Content-Addressed Blobs

When you capture a screenshot, record a voice note, or save a PDF, the raw binary content is stored on the filesystem inside the .omnidata bundle’s blobs/ directory. No binary data lives inside SQLite.

Content addressing

Every blob is named by its SHA-256 hash. This provides:

Deduplication: Same file captured twice, stored once
Integrity: The filename is the checksum – verification is free
Immutability: A blob’s content never changes. New content = new hash

Filesystem storage with fanout

Blobs are organized using a two-character fanout prefix, similar to Git’s object storage:

.omnidata/
└── blobs/
    ├── ab/
    │   ├── ab3f7c9e2d...sha256
    │   └── ab91f0a412...sha256
    ├── c8/
    │   └── c84d02ee7b...sha256
    └── f1/
        └── f1a8b3cc00...sha256

The first two hex characters of the hash become the directory name. This prevents any single directory from accumulating millions of entries, which degrades filesystem performance.

Store, read, verify

Storing a blob

Compute SHA-256 of the content
Derive the path: blobs/{hash[:2]}/{hash}
Create the fanout directory if it doesn’t exist
Write the file (atomic write with temp file + rename)
Record the hash, size, and MIME type in index.db

import hashlib, os, tempfile

def store_blob(bundle_path, data, mime_type):
    h = hashlib.sha256(data).hexdigest()
    fanout = os.path.join(bundle_path, "blobs", h[:2])
    os.makedirs(fanout, exist_ok=True)
    blob_path = os.path.join(fanout, h)

    if not os.path.exists(blob_path):
        # Atomic write: temp file in same dir, then rename
        fd, tmp = tempfile.mkstemp(dir=fanout)
        os.write(fd, data)
        os.close(fd)
        os.rename(tmp, blob_path)

    return h  # content_hash for index.db

Reading a blob

def read_blob(bundle_path, content_hash):
    path = os.path.join(bundle_path, "blobs", content_hash[:2], content_hash)
    with open(path, "rb") as f:
        return f.read()

Verifying integrity

def verify_blob(bundle_path, content_hash):
    data = read_blob(bundle_path, content_hash)
    actual = hashlib.sha256(data).hexdigest()
    return actual == content_hash

Because the filename is the hash, verification is a single hash operation. No separate checksum database is needed.

Filesystem benefits

Storing blobs as regular files means the host filesystem does the heavy lifting:

Filesystem	What you get for free
btrfs	Transparent compression (zstd), CoW snapshots, block-level dedup, checksums
ZFS	Compression, send/receive for replication, scrubbing, checksums
APFS	Clonefile for instant copies, per-file encryption, snapshots
ext4	Universally available baseline, journaling
S3 / object storage	Versioning, lifecycle policies, cross-region replication

None of these features are available when binary data is locked inside a SQLite database. By storing blobs on the filesystem, OmniData inherits whatever the host provides – without writing a single line of compression, dedup, or snapshot code.

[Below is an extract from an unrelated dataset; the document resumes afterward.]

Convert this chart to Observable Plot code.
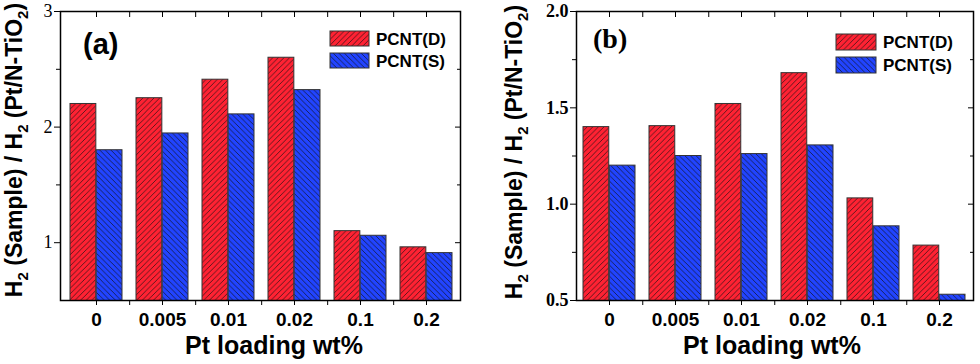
<!DOCTYPE html>
<html><head><meta charset="utf-8">
<script src="https://cdn.jsdelivr.net/npm/d3@7"></script>
<script src="https://cdn.jsdelivr.net/npm/@observablehq/plot@0.6"></script>
<style>
html,body{margin:0;padding:0;background:#fff;}
#wrap{display:flex;width:980px;height:364px;overflow:hidden;}
#wrap svg{display:block;}
</style></head><body>
<svg width="0" height="0" style="position:absolute">
<defs>
<pattern id="hatchD" patternUnits="userSpaceOnUse" width="5.6" height="5.6">
<rect width="5.6" height="5.6" fill="#ff2233"/>
<path d="M-1.4,1.4 L1.4,-1.4 M0,5.6 L5.6,0 M4.2,7 L7,4.2" stroke="#111" stroke-width="0.75" stroke-opacity="0.9"/>
</pattern>
<pattern id="hatchS" patternUnits="userSpaceOnUse" width="5.6" height="5.6">
<rect width="5.6" height="5.6" fill="#2244ff"/>
<path d="M-1.4,4.2 L1.4,7 M0,0 L5.6,5.6 M4.2,-1.4 L7,1.4" stroke="#111" stroke-width="0.75" stroke-opacity="0.9"/>
</pattern>
</defs></svg>
<div id="wrap"></div>
<script>
const categories = ["0", "0.005", "0.01", "0.02", "0.1", "0.2"];
const seriesNames = ["PCNT(D)", "PCNT(S)"];
const aD = [2.20, 2.25, 2.41, 2.60, 1.10, 0.96];
const aS = [1.80, 1.945, 2.11, 2.32, 1.06, 0.91];
const bD = [1.40, 1.405, 1.52, 1.68, 1.03, 0.785];
const bS = [1.20, 1.25, 1.26, 1.305, 0.885, 0.53];
const aMajor = [1, 2, 3];
const aMinor = [1.5, 2.5];
const bMajor = [0.5, 1.0, 1.5, 2.0];
const bMinor = [0.75, 1.25, 1.75];
const xTitle = "Pt loading wt%";

const W = 490, H = 364, MT = 11, MB = 64;
const sans = "'Liberation Sans', Arial, sans-serif";
const serif = "'Liberation Serif', 'Times New Roman', serif";

function panel(o) {
  const rowsD = categories.map((c, i) => ({cat: c, value: o.d[i]}));
  const rowsS = categories.map((c, i) => ({cat: c, value: o.s[i]}));
  const step = (o.range[1] - o.range[0]) / categories.length;
  const half = step / 2, inset = 7;
  const none = () => "";
  const bounds = categories.slice(0, -1);
  const svg = Plot.plot({
    width: W, height: H,
    marginLeft: o.ml, marginRight: o.mr, marginTop: MT, marginBottom: MB,
    style: {color: "#000", background: "#fff", overflow: "visible"},
    x: {type: "band", domain: categories, range: o.range, padding: 0},
    y: {domain: o.domain},
    marks: [
      Plot.barY(rowsD, {x: "cat", y: "value", fill: "url(#hatchD)", stroke: "#333", strokeWidth: 1, insetLeft: inset, insetRight: half, clip: true}),
      Plot.barY(rowsS, {x: "cat", y: "value", fill: "url(#hatchS)", stroke: "#333", strokeWidth: 1, insetLeft: half, insetRight: inset, clip: true}),
      Plot.frame({stroke: "#000", strokeWidth: 1.5}),
      Plot.axisY({anchor: "left", ticks: o.major, tickSize: 6, tickPadding: 2, tickFormat: o.fmt, fontSize: 18, fontFamily: serif, fontWeight: o.yWeight, label: null}),
      Plot.axisY({anchor: "left", ticks: o.minor, tickSize: 4, tickFormat: none, label: null}),
      Plot.axisY({anchor: "right", ticks: o.major, tickSize: -6, tickFormat: none, label: null}),
      Plot.axisY({anchor: "right", ticks: o.minor, tickSize: -4, tickFormat: none, label: null}),
      Plot.axisX({anchor: "bottom", tickSize: 5, tickPadding: 7, fontSize: 19, fontWeight: "bold", fontFamily: sans, label: null}),
      Plot.axisX({anchor: "bottom", ticks: bounds, tickSize: 5, dx: half, tickFormat: none, label: null}),
      Plot.axisX({anchor: "top", tickSize: -5, tickFormat: none, label: null}),
      Plot.axisX({anchor: "top", ticks: bounds, tickSize: -5, dx: half, tickFormat: none, label: null})
    ]
  });
  const s = d3.select(svg);
  // y label
  const yl = s.append("text")
    .attr("transform", `translate(${o.ylab[0]},${o.ylab[1]}) rotate(-90)`)
    .attr("text-anchor", "middle")
    .attr("font-family", sans).attr("font-weight", "bold").attr("font-size", 23).attr("fill", "#000");
  const parts = [["H", 0], ["2", 1], [" (Sample) / H", 0], ["2", 1], [" (Pt/N-TiO", 0], ["2", 1], [")", 0]];
  let prevSub = 0;
  parts.forEach(([t, sub]) => {
    const ts = yl.append("tspan").text(t);
    if (sub) ts.attr("font-size", 15).attr("dy", 6);
    else if (prevSub) ts.attr("dy", -6);
    prevSub = sub;
  });
  // x title
  s.append("text").attr("x", o.xlab).attr("y", 354).attr("text-anchor", "middle")
    .attr("font-family", sans).attr("font-weight", "bold").attr("font-size", 25).attr("fill", "#000")
    .text(xTitle);
  // tag
  s.append("text").attr("x", o.tag.x).attr("y", o.tag.y).attr("text-anchor", "start")
    .attr("font-family", o.tag.font).attr("font-weight", "bold").attr("font-size", o.tag.size).attr("fill", "#000")
    .text(o.tag.text);
  // legend
  const fills = ["url(#hatchD)", "url(#hatchS)"];
  seriesNames.forEach((name, i) => {
    const y0 = o.leg.y + i * o.leg.gap;
    s.append("rect").attr("x", o.leg.x).attr("y", y0).attr("width", o.leg.w).attr("height", o.leg.h)
      .attr("fill", fills[i]).attr("stroke", "#333").attr("stroke-width", 1);
    s.append("text").attr("x", o.leg.x + o.leg.w + 7).attr("y", y0 + o.leg.h / 2 + 6).attr("text-anchor", "start")
      .attr("font-family", sans).attr("font-weight", "bold").attr("font-size", 17).attr("fill", "#000")
      .text(name);
  });
  return svg;
}

const wrap = document.getElementById("wrap");
wrap.appendChild(panel({
  d: aD, s: aS, domain: [0.5, 3], major: aMajor, minor: aMinor,
  ml: 60, mr: 30, range: [62, 460], fmt: d => String(d), yWeight: "normal",
  ylab: [22, 150], xlab: 274,
  tag: {x: 83, y: 54, text: "(a)", font: sans, size: 29},
  leg: {x: 330, y: 31, w: 39, h: 15, gap: 22}
}));
wrap.appendChild(panel({
  d: bD, s: bS, domain: [0.5, 2.0], major: bMajor, minor: bMinor,
  ml: 86, mr: 7, range: [84, 483], fmt: d3.format(".1f"), yWeight: "bold",
  ylab: [32, 152], xlab: 282,
  tag: {x: 103, y: 48, text: "(b)", font: serif, size: 28},
  leg: {x: 346, y: 34, w: 40, h: 16, gap: 23}
}));
</script>
</body></html>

See Filesystem as Runtime for a deeper treatment.

Deduplication

Content addressing gives dedup at the application layer: two resources that reference the same binary share one blob file. But filesystem-level dedup goes further:

btrfs: duperemove or online dedup finds identical blocks across different blobs
ZFS: Block-level dedup (RAM-intensive but effective)
APFS: clonefile() creates zero-cost copies that share blocks until modified

Even across separate .omnidata instances, a filesystem with block-level dedup will share storage for identical content.

What gets stored as a blob vs. chunks

Content type	Blob?	Chunks?	Notes
Screenshots	Yes	No	PNG/JPEG binary
Voice recordings	Yes	No	WAV/MP3 binary
PDFs	Yes	Yes	Original binary as blob; extracted text as chunks
Images from web pages	Yes	No	Captured image data
Video clips	Yes	No	Large binary files
Text documents	No	Yes	Text goes directly into `index.db` chunks
Code files	No	Yes	Text goes into chunks with tree-sitter splitting

A resource can have both a blob (the original binary) and chunks (the extracted text). The blob preserves the original; the chunks make it searchable.